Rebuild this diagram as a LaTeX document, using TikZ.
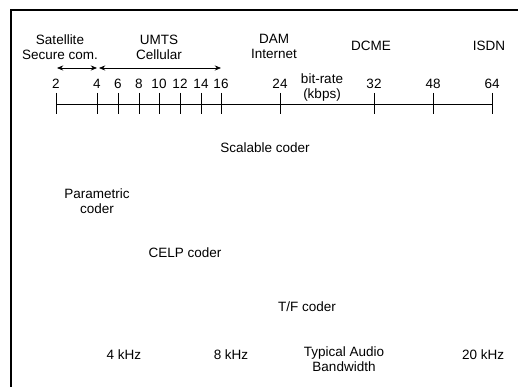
\documentclass[tikz,border=0pt]{standalone}
\usepackage{fontspec}
\setmainfont{Liberation Sans}
\usetikzlibrary{arrows.meta, positioning}

\begin{document}
\begin{tikzpicture}[
  x=1pt, y=-1pt,
  txt/.style={font=\fontsize{13.5}{15}\selectfont, align=center, inner sep=0pt},
  frame/.style={line width=1.1pt},
  axis/.style={line width=0.8pt},
  spanarrow/.style={{Stealth[length=2.2mm,width=1.8mm]}-{Stealth[length=2.2mm,width=1.8mm]}, line width=0.8pt}
]
\useasboundingbox (0,0) rectangle (518,387);

% Frame
\coordinate (topleft) at (11,10);
\coordinate (topright) at (518,10);
\coordinate (bottomleft) at (11,387);
\draw[frame] (topright) -- (topleft) -- (bottomleft);

% Bit-rate axis
\foreach \v/\x in {2/56, 4/97, 6/118, 8/139, 10/159, 12/180, 14/201, 16/221, 24/280, 32/374, 48/433, 64/492} {
  \coordinate (t\v) at (\x,104);
  \draw[axis] (\x,93) -- (\x,114);
  \node[txt] (n\v) at (\x,84) {\v};
}
\draw[axis] (t2) -- (t64);
\node[txt] (rate) at (322,88) {bit-rate\\(kbps)};

% Applications
\node[txt] (sat) at (60,47) {Satellite\\Secure com.};
\node[txt] (umts) at (159,47) {UMTS\\Cellular};
\node[txt] (dam) at (274,46) {DAM\\Internet};
\node[txt] (dcme) at (371,46) {DCME};
\node[txt] (isdn) at (489,46) {ISDN};

\coordinate (a2) at (57,68);
\coordinate (a4) at (97,68);
\coordinate (b4) at (99,68);
\coordinate (b16) at (221,68);
\draw[spanarrow] (a2) -- (a4);
\draw[spanarrow] (b4) -- (b16);

% Coders
\node[txt] (scalable) at (265,148) {Scalable coder};
\node[txt] (param) at (97,201) {Parametric\\coder};
\node[txt] (celp) at (185,253) {CELP coder};
\node[txt] (tf) at (307,307) {T/F coder};

% Bandwidths
\node[txt] (bw4) at (124,355) {4 kHz};
\node[txt] (bw8) at (231,355) {8 kHz};
\node[txt] (bw) at (344,359) {Typical Audio\\Bandwidth};
\node[txt] (bw20) at (483,355) {20 kHz};

\end{tikzpicture}
\end{document}
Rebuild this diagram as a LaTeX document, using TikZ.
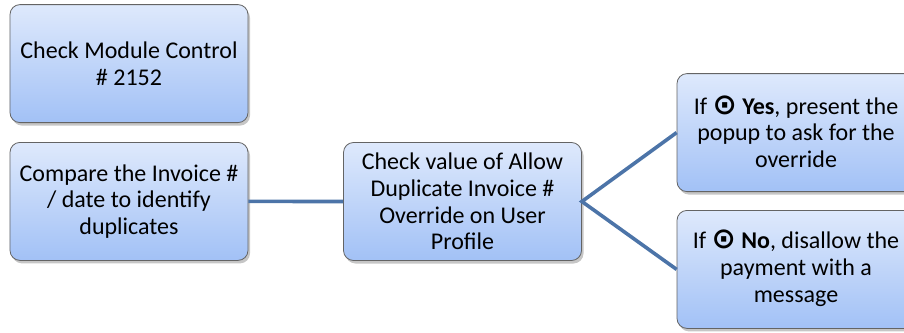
\documentclass[tikz,border=0pt]{standalone}
\usepackage{fontspec}
\setmainfont{Carlito}
\newfontfamily\symfont{DejaVu Sans}
\usetikzlibrary{shadows}
\definecolor{boxtop}{RGB}{222,233,252}
\definecolor{boxbot}{RGB}{162,193,246}
\definecolor{boxline}{RGB}{100,100,100}
\definecolor{linkblue}{RGB}{76,116,168}

\newcommand{\radio}{\smash{\symfont\bfseries\fontsize{29}{29}\selectfont ⊙}}

\begin{document}
\begin{tikzpicture}[x=1pt,y=-1pt]
    \tikzstyle{box} = [draw=boxline, line width=0.8pt, rounded corners=10pt,
        top color=boxtop, bottom color=boxbot,
        minimum width=238pt, minimum height=118pt, align=center,
        font=\fontsize{24}{26.7}\selectfont,
        drop shadow={shadow xshift=2pt, shadow yshift=-3pt, opacity=0.45}]
    \tikzstyle{link} = [draw=linkblue, line width=3.6pt]

    \useasboundingbox (0,0) rectangle (904,332);

    \matrix[nodes={box}, row sep=19pt] at (129,132.5){
    \node (1) {Check Module Control\\\# 2152}; \\
    \node (2) {Compare the Invoice \#\\/ date to identify\\duplicates}; \\
    };

    \node[box] (3) at (462.5,201.5) {Check value of Allow\\Duplicate Invoice \#\\Override on User\\Profile};

    \matrix[nodes={box}, row sep=18pt] at (796,201){
    \node (4) {If \radio\ \textbf{Yes}, present the\\popup to ask for the\\override}; \\
    \node (5) {If \radio\ \textbf{No}, disallow the\\payment with a\\message}; \\
    };

    \draw[link]  (2.east) -- (3.west);
    \draw[link]  (4.west) -- (3.east) -- (5.west);

\end{tikzpicture}
\end{document}
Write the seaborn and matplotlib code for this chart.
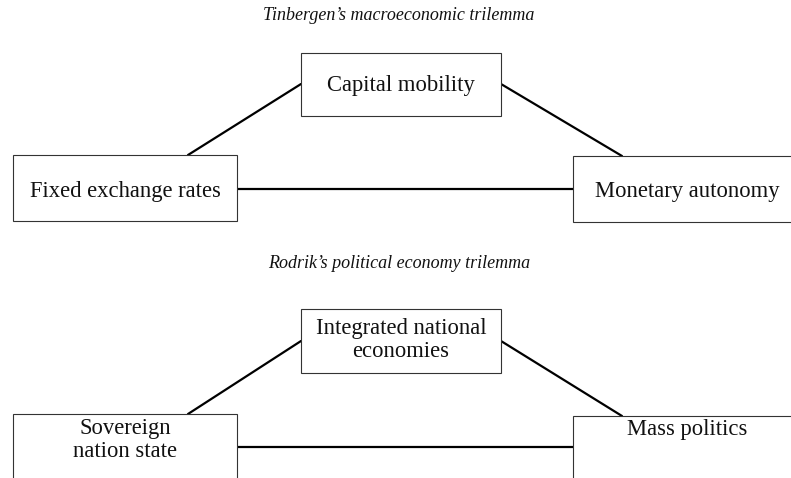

▸ **What needs to be done**
The listing above needs to be output again exactly. Don't include the pictures.

▸ **Completed exercise**
Rebuild this diagram as a LaTeX document, using TikZ.
\documentclass[tikz,border=0pt]{standalone}
\usepackage{fontspec}
\setmainfont{Liberation Sans}
\usetikzlibrary{arrows.meta, positioning}

\begin{document}
\begin{tikzpicture}[
  x=1pt, y=-1pt,
  txt/.style={font=\fontsize{13.5}{15}\selectfont, align=center, inner sep=0pt},
  frame/.style={line width=1.1pt},
  axis/.style={line width=0.8pt},
  spanarrow/.style={{Stealth[length=2.2mm,width=1.8mm]}-{Stealth[length=2.2mm,width=1.8mm]}, line width=0.8pt}
]
\useasboundingbox (0,0) rectangle (518,387);

% Frame
\coordinate (topleft) at (11,10);
\coordinate (topright) at (518,10);
\coordinate (bottomleft) at (11,387);
\draw[frame] (topright) -- (topleft) -- (bottomleft);

% Bit-rate axis
\foreach \v/\x in {2/56, 4/97, 6/118, 8/139, 10/159, 12/180, 14/201, 16/221, 24/280, 32/374, 48/433, 64/492} {
  \coordinate (t\v) at (\x,104);
  \draw[axis] (\x,93) -- (\x,114);
  \node[txt] (n\v) at (\x,84) {\v};
}
\draw[axis] (t2) -- (t64);
\node[txt] (rate) at (322,88) {bit-rate\\(kbps)};

% Applications
\node[txt] (sat) at (60,47) {Satellite\\Secure com.};
\node[txt] (umts) at (159,47) {UMTS\\Cellular};
\node[txt] (dam) at (274,46) {DAM\\Internet};
\node[txt] (dcme) at (371,46) {DCME};
\node[txt] (isdn) at (489,46) {ISDN};

\coordinate (a2) at (57,68);
\coordinate (a4) at (97,68);
\coordinate (b4) at (99,68);
\coordinate (b16) at (221,68);
\draw[spanarrow] (a2) -- (a4);
\draw[spanarrow] (b4) -- (b16);

% Coders
\node[txt] (scalable) at (265,148) {Scalable coder};
\node[txt] (param) at (97,201) {Parametric\\coder};
\node[txt] (celp) at (185,253) {CELP coder};
\node[txt] (tf) at (307,307) {T/F coder};

% Bandwidths
\node[txt] (bw4) at (124,355) {4 kHz};
\node[txt] (bw8) at (231,355) {8 kHz};
\node[txt] (bw) at (344,359) {Typical Audio\\Bandwidth};
\node[txt] (bw20) at (483,355) {20 kHz};

\end{tikzpicture}
\end{document}
Rebuild this diagram as a LaTeX document, using TikZ.
\documentclass[tikz,border=0pt]{standalone}
\usepackage{fontspec}
\setmainfont{Carlito}
\newfontfamily\symfont{DejaVu Sans}
\usetikzlibrary{shadows}
\definecolor{boxtop}{RGB}{222,233,252}
\definecolor{boxbot}{RGB}{162,193,246}
\definecolor{boxline}{RGB}{100,100,100}
\definecolor{linkblue}{RGB}{76,116,168}

\newcommand{\radio}{\smash{\symfont\bfseries\fontsize{29}{29}\selectfont ⊙}}

\begin{document}
\begin{tikzpicture}[x=1pt,y=-1pt]
    \tikzstyle{box} = [draw=boxline, line width=0.8pt, rounded corners=10pt,
        top color=boxtop, bottom color=boxbot,
        minimum width=238pt, minimum height=118pt, align=center,
        font=\fontsize{24}{26.7}\selectfont,
        drop shadow={shadow xshift=2pt, shadow yshift=-3pt, opacity=0.45}]
    \tikzstyle{link} = [draw=linkblue, line width=3.6pt]

    \useasboundingbox (0,0) rectangle (904,332);

    \matrix[nodes={box}, row sep=19pt] at (129,132.5){
    \node (1) {Check Module Control\\\# 2152}; \\
    \node (2) {Compare the Invoice \#\\/ date to identify\\duplicates}; \\
    };

    \node[box] (3) at (462.5,201.5) {Check value of Allow\\Duplicate Invoice \#\\Override on User\\Profile};

    \matrix[nodes={box}, row sep=18pt] at (796,201){
    \node (4) {If \radio\ \textbf{Yes}, present the\\popup to ask for the\\override}; \\
    \node (5) {If \radio\ \textbf{No}, disallow the\\payment with a\\message}; \\
    };

    \draw[link]  (2.east) -- (3.west);
    \draw[link]  (4.west) -- (3.east) -- (5.west);

\end{tikzpicture}
\end{document}
Write the seaborn and matplotlib code for this chart.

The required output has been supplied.